GIVEN PROBLEM
Transcribe the material word for word, but without the images.
╔══
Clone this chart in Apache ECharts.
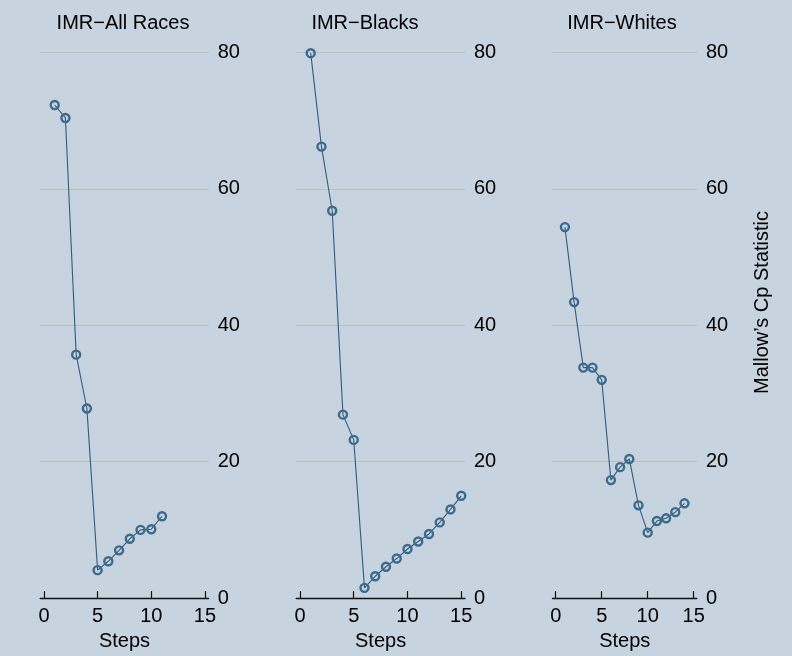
<!DOCTYPE html>
<html>
<head>
<meta charset="utf-8">
<script src="https://cdn.jsdelivr.net/npm/echarts@6/dist/echarts.min.js"></script>
<style>
html,body{margin:0;padding:0;background:#c7d3df;}
#chart{width:792px;height:656px;}
</style>
</head>
<body>
<div id="chart"></div>
<script>
// Data
const panelTitles = ['IMR\u2212All Races', 'IMR\u2212Blacks', 'IMR\u2212Whites'];
const allRacesSteps = [1,2,3,4,5,6,7,8,9,10,11];
const allRacesCp = [72.3, 70.4, 35.7, 27.8, 4.1, 5.4, 7.0, 8.7, 10.0, 10.1, 12.0];
const blacksSteps = [1,2,3,4,5,6,7,8,9,10,11,12,13,14,15];
const blacksCp = [79.9, 66.2, 56.8, 26.9, 23.2, 1.5, 3.2, 4.6, 5.8, 7.2, 8.3, 9.4, 11.1, 13.0, 15.0];
const whitesSteps = [1,2,3,4,5,6,7,8,9,10,11,12,13,14];
const whitesCp = [54.4, 43.4, 33.8, 33.8, 32.0, 17.3, 19.2, 20.4, 13.6, 9.6, 11.3, 11.7, 12.6, 13.9];
const xTickValues = [0, 5, 10, 15];
const yTickValues = [0, 20, 40, 60, 80];
const xAxisTitle = 'Steps';
const yAxisTitle = 'Mallow\u2019s Cp Statistic';

const seriesData = [
  allRacesSteps.map((s, i) => [s, allRacesCp[i]]),
  blacksSteps.map((s, i) => [s, blacksCp[i]]),
  whitesSteps.map((s, i) => [s, whitesCp[i]])
];

const fontFam = 'Liberation Sans, Arial, Helvetica, sans-serif';
const fs = 20;
const gridColor = '#bdbfba';
const lineColor = '#2f5d80';
const markColor = '#3d6a8c';

// layout (pixels)
const gridBoxes = [
  {left: 40.2, width: 168.5},
  {left: 296.2, width: 168.8},
  {left: 552.5, width: 144.4}
];
const gridTop = 52.5, gridHeight = 550;
const titleX = [123, 365, 622];

const option = {
  backgroundColor: '#c7d3df',
  animation: false,
  grid: gridBoxes.map(g => ({left: g.left, width: g.width, top: gridTop, height: gridHeight, containLabel: false})),
  xAxis: gridBoxes.map((g, i) => ({
    type: 'value', gridIndex: i, min: -0.35, max: 15.35,
    offset: 3,
    axisLine: {show: true, lineStyle: {color: '#111', width: 1.3}},
    axisTick: {show: true, inside: true, length: 7, customValues: xTickValues, lineStyle: {color: '#111', width: 1.2}},
    axisLabel: {show: true, customValues: xTickValues, color: '#000', fontSize: fs, fontFamily: fontFam, margin: 5},
    splitLine: {show: false},
    name: xAxisTitle, nameLocation: 'middle', nameGap: 26,
    nameTextStyle: {color: '#000', fontSize: fs, fontFamily: fontFam}
  })),
  yAxis: gridBoxes.map((g, i) => ({
    type: 'value', gridIndex: i, min: 0, max: 80, interval: 20, position: 'right',
    axisLine: {show: false}, axisTick: {show: false},
    axisLabel: {show: true, color: '#000', fontSize: fs, fontFamily: fontFam, margin: 9},
    splitLine: {show: true, lineStyle: {color: ['transparent', gridColor, gridColor, gridColor, gridColor], width: 1}}
  })),
  graphic: panelTitles.map((t, i) => ({
    type: 'text', x: titleX[i], y: 23,
    style: {text: t, fill: '#000', font: fs + 'px ' + fontFam, textAlign: 'center', textVerticalAlign: 'middle'}
  })).concat([{
    type: 'text', x: 762.5, y: 302.5, rotation: Math.PI / 2,
    style: {text: yAxisTitle, fill: '#000', font: fs + 'px ' + fontFam, textAlign: 'center', textVerticalAlign: 'middle'}
  }]),
  series: seriesData.map((d, i) => ({
    type: 'line', xAxisIndex: i, yAxisIndex: i, data: d,
    symbol: 'circle', symbolSize: 8, showAllSymbol: true,
    lineStyle: {color: lineColor, width: 1.1},
    itemStyle: {color: 'rgba(0,0,0,0)', borderColor: markColor, borderWidth: 2.4}
  }))
};

const chart = echarts.init(document.getElementById('chart'), null, {renderer: 'canvas'});
chart.setOption(option);
</script>
</body>
</html>
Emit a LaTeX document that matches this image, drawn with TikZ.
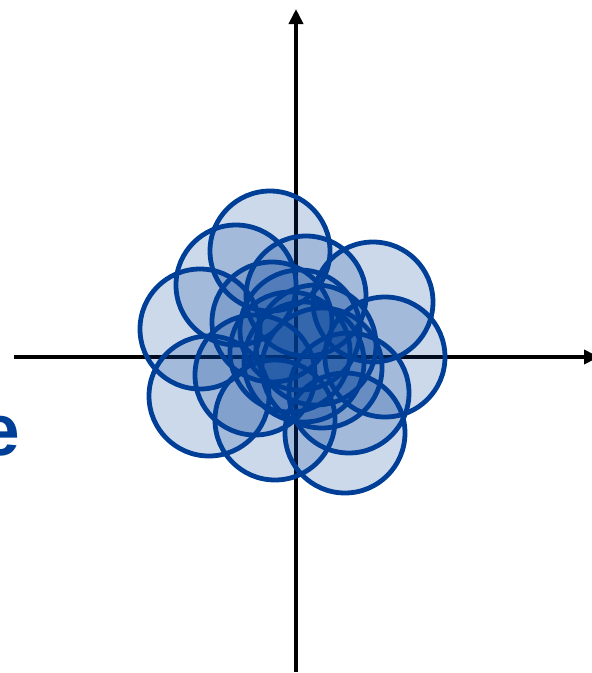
\documentclass[tikz,border=0pt]{standalone}
\usepackage{fontspec}
\setmainfont{Liberation Sans}
\usetikzlibrary{arrows.meta}
\definecolor{deepblue}{RGB}{0,63,152}

\begin{document}
\begin{tikzpicture}[x=1pt,y=-1pt,
    axis/.style={line width=3.8pt,-{Triangle[width=14pt,length=15pt]}},
    blob/.style={draw=deepblue,line width=4.8pt,fill=deepblue,fill opacity=0.2,draw opacity=1}]
        \useasboundingbox (0,0) rectangle (592,673);
        % Axes
        \draw[axis] (296,672) -- (296,9);
        \draw[axis] (14,357) -- (599,357);
        % Scattered circles
        \foreach \cx/\cy in {270/251, 236/285, 200/329, 209/396, 275/420,
            345/433, 349/393, 385/357, 373/302, 306/296, 272/322, 255/375,
            300/330, 316/345, 290/352, 304/362, 322/368}
          \draw[blob] (\cx,\cy) circle[radius=60];
        % Cut-off label
        \node[anchor=base east,inner sep=0pt,text=deepblue,
          font=\fontsize{73}{73}\selectfont\bfseries] (lbl) at (20,455) {e};
      \end{tikzpicture}
\end{document}
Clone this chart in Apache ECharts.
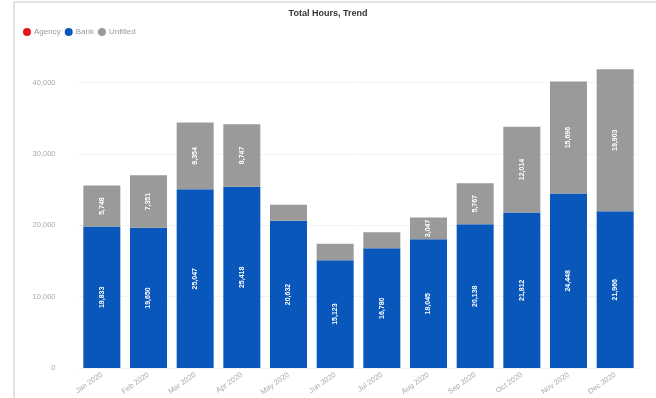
╚══
RESULT
Clone this chart in Apache ECharts.
<!DOCTYPE html>
<html>
<head>
<meta charset="utf-8">
<script src="https://cdn.jsdelivr.net/npm/echarts@6/dist/echarts.min.js"></script>
<style>
html,body{margin:0;padding:0;background:#c7d3df;}
#chart{width:792px;height:656px;}
</style>
</head>
<body>
<div id="chart"></div>
<script>
// Data
const panelTitles = ['IMR\u2212All Races', 'IMR\u2212Blacks', 'IMR\u2212Whites'];
const allRacesSteps = [1,2,3,4,5,6,7,8,9,10,11];
const allRacesCp = [72.3, 70.4, 35.7, 27.8, 4.1, 5.4, 7.0, 8.7, 10.0, 10.1, 12.0];
const blacksSteps = [1,2,3,4,5,6,7,8,9,10,11,12,13,14,15];
const blacksCp = [79.9, 66.2, 56.8, 26.9, 23.2, 1.5, 3.2, 4.6, 5.8, 7.2, 8.3, 9.4, 11.1, 13.0, 15.0];
const whitesSteps = [1,2,3,4,5,6,7,8,9,10,11,12,13,14];
const whitesCp = [54.4, 43.4, 33.8, 33.8, 32.0, 17.3, 19.2, 20.4, 13.6, 9.6, 11.3, 11.7, 12.6, 13.9];
const xTickValues = [0, 5, 10, 15];
const yTickValues = [0, 20, 40, 60, 80];
const xAxisTitle = 'Steps';
const yAxisTitle = 'Mallow\u2019s Cp Statistic';

const seriesData = [
  allRacesSteps.map((s, i) => [s, allRacesCp[i]]),
  blacksSteps.map((s, i) => [s, blacksCp[i]]),
  whitesSteps.map((s, i) => [s, whitesCp[i]])
];

const fontFam = 'Liberation Sans, Arial, Helvetica, sans-serif';
const fs = 20;
const gridColor = '#bdbfba';
const lineColor = '#2f5d80';
const markColor = '#3d6a8c';

// layout (pixels)
const gridBoxes = [
  {left: 40.2, width: 168.5},
  {left: 296.2, width: 168.8},
  {left: 552.5, width: 144.4}
];
const gridTop = 52.5, gridHeight = 550;
const titleX = [123, 365, 622];

const option = {
  backgroundColor: '#c7d3df',
  animation: false,
  grid: gridBoxes.map(g => ({left: g.left, width: g.width, top: gridTop, height: gridHeight, containLabel: false})),
  xAxis: gridBoxes.map((g, i) => ({
    type: 'value', gridIndex: i, min: -0.35, max: 15.35,
    offset: 3,
    axisLine: {show: true, lineStyle: {color: '#111', width: 1.3}},
    axisTick: {show: true, inside: true, length: 7, customValues: xTickValues, lineStyle: {color: '#111', width: 1.2}},
    axisLabel: {show: true, customValues: xTickValues, color: '#000', fontSize: fs, fontFamily: fontFam, margin: 5},
    splitLine: {show: false},
    name: xAxisTitle, nameLocation: 'middle', nameGap: 26,
    nameTextStyle: {color: '#000', fontSize: fs, fontFamily: fontFam}
  })),
  yAxis: gridBoxes.map((g, i) => ({
    type: 'value', gridIndex: i, min: 0, max: 80, interval: 20, position: 'right',
    axisLine: {show: false}, axisTick: {show: false},
    axisLabel: {show: true, color: '#000', fontSize: fs, fontFamily: fontFam, margin: 9},
    splitLine: {show: true, lineStyle: {color: ['transparent', gridColor, gridColor, gridColor, gridColor], width: 1}}
  })),
  graphic: panelTitles.map((t, i) => ({
    type: 'text', x: titleX[i], y: 23,
    style: {text: t, fill: '#000', font: fs + 'px ' + fontFam, textAlign: 'center', textVerticalAlign: 'middle'}
  })).concat([{
    type: 'text', x: 762.5, y: 302.5, rotation: Math.PI / 2,
    style: {text: yAxisTitle, fill: '#000', font: fs + 'px ' + fontFam, textAlign: 'center', textVerticalAlign: 'middle'}
  }]),
  series: seriesData.map((d, i) => ({
    type: 'line', xAxisIndex: i, yAxisIndex: i, data: d,
    symbol: 'circle', symbolSize: 8, showAllSymbol: true,
    lineStyle: {color: lineColor, width: 1.1},
    itemStyle: {color: 'rgba(0,0,0,0)', borderColor: markColor, borderWidth: 2.4}
  }))
};

const chart = echarts.init(document.getElementById('chart'), null, {renderer: 'canvas'});
chart.setOption(option);
</script>
</body>
</html>
Emit a LaTeX document that matches this image, drawn with TikZ.
\documentclass[tikz,border=0pt]{standalone}
\usepackage{fontspec}
\setmainfont{Liberation Sans}
\usetikzlibrary{arrows.meta}
\definecolor{deepblue}{RGB}{0,63,152}

\begin{document}
\begin{tikzpicture}[x=1pt,y=-1pt,
    axis/.style={line width=3.8pt,-{Triangle[width=14pt,length=15pt]}},
    blob/.style={draw=deepblue,line width=4.8pt,fill=deepblue,fill opacity=0.2,draw opacity=1}]
        \useasboundingbox (0,0) rectangle (592,673);
        % Axes
        \draw[axis] (296,672) -- (296,9);
        \draw[axis] (14,357) -- (599,357);
        % Scattered circles
        \foreach \cx/\cy in {270/251, 236/285, 200/329, 209/396, 275/420,
            345/433, 349/393, 385/357, 373/302, 306/296, 272/322, 255/375,
            300/330, 316/345, 290/352, 304/362, 322/368}
          \draw[blob] (\cx,\cy) circle[radius=60];
        % Cut-off label
        \node[anchor=base east,inner sep=0pt,text=deepblue,
          font=\fontsize{73}{73}\selectfont\bfseries] (lbl) at (20,455) {e};
      \end{tikzpicture}
\end{document}
Clone this chart in Apache ECharts.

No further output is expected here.